Y es que, si la presa era pudiente, el rescate resultaba más atractivo que el precio que se pudiera sacar en el mercado de esclavos. Sobre todo si se conseguía rápidamente. Al fin y al cabo a un esclavo hay que transportarlo (y las ligeras naves que se dedicaban al negocio no tenían demasiado espacio para cargar) y darle de comer. Así que si conseguías que la familia o vecinos pagaran rápidamente todo eso que se ganaba.

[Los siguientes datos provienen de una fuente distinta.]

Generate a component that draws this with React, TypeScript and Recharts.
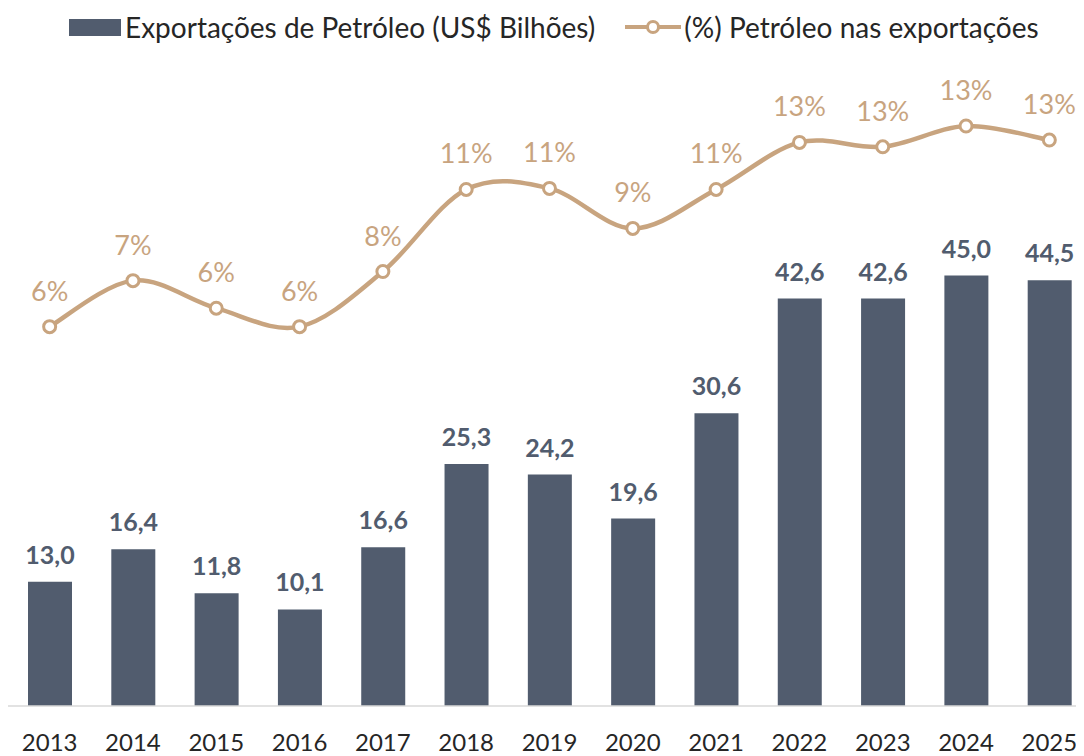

Se daban entonces situaciones como las de familiares que, al enterarse de un ataque pirata, partían a toda prisa hacia la costa para intentar rescatar a sus seres queridos antes de que los asaltantes levasen anclas. Y claro, si algo funciona siempre habrá quién lo lleve al extremo, y famosos corsarios como Dragut o Barbarroja llegaron a anunciar la celebración de mercados donde se podía acudir a rescatar (por un precio) a los prisioneros capturados a poca distancia de allí. Como dijo aquel otro pirata, así es el mercado.

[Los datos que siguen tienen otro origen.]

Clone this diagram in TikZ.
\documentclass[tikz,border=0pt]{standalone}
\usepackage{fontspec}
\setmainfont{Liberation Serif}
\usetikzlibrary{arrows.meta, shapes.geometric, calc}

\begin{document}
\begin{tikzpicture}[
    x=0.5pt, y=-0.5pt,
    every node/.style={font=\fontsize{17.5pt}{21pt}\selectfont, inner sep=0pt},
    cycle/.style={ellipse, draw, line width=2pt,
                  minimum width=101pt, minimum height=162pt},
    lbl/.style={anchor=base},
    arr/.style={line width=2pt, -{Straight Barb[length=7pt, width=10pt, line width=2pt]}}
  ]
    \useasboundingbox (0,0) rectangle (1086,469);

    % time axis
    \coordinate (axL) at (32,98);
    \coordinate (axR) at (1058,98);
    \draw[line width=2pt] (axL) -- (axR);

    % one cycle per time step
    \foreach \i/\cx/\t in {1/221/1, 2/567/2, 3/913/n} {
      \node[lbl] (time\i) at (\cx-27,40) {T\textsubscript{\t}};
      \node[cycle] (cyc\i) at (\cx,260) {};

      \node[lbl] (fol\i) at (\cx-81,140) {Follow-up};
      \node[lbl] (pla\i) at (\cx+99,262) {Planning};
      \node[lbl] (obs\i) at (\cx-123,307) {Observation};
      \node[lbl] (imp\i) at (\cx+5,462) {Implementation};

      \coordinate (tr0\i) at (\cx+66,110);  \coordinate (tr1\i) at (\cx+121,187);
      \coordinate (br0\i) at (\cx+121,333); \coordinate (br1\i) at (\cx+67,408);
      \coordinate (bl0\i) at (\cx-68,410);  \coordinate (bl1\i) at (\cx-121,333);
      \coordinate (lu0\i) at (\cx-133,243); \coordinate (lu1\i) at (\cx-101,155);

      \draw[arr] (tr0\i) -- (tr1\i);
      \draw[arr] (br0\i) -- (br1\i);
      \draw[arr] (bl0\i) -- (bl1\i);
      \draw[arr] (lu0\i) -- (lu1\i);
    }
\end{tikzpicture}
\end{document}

Termino con una de las cosas que más me chocó al leer sobre el tema. La captura de esclavos por los piratas islámicos fue un gran problema para todas las naciones cristianas. O casi todas. Francia, siguiendo la máxima de que el enemigo de mi enemigo es mi amigo, era aliado de facto del Imperio Otomano, llegando incluso a permitir que la escuadra de Barbarroja pasara el invierno en Tolón. Pero claro, eso de que nuestros aliados capturasen cristianos para venderlos como esclavos no quedaba bien de cara a la opinión pública. Así que no faltó quien asegurase que los esclavos eran tratados estupendamente y que los testimonios de los que eran liberados o escapaban no eran más que exageraciones interesadas para llamar la atención o conseguir algo. Lo cierto es que uno ve el tratamiento que se da hoy en día a algunas noticias según el sesgo del medio y no puede menos que pensar que tampoco hemos avanzado tanto.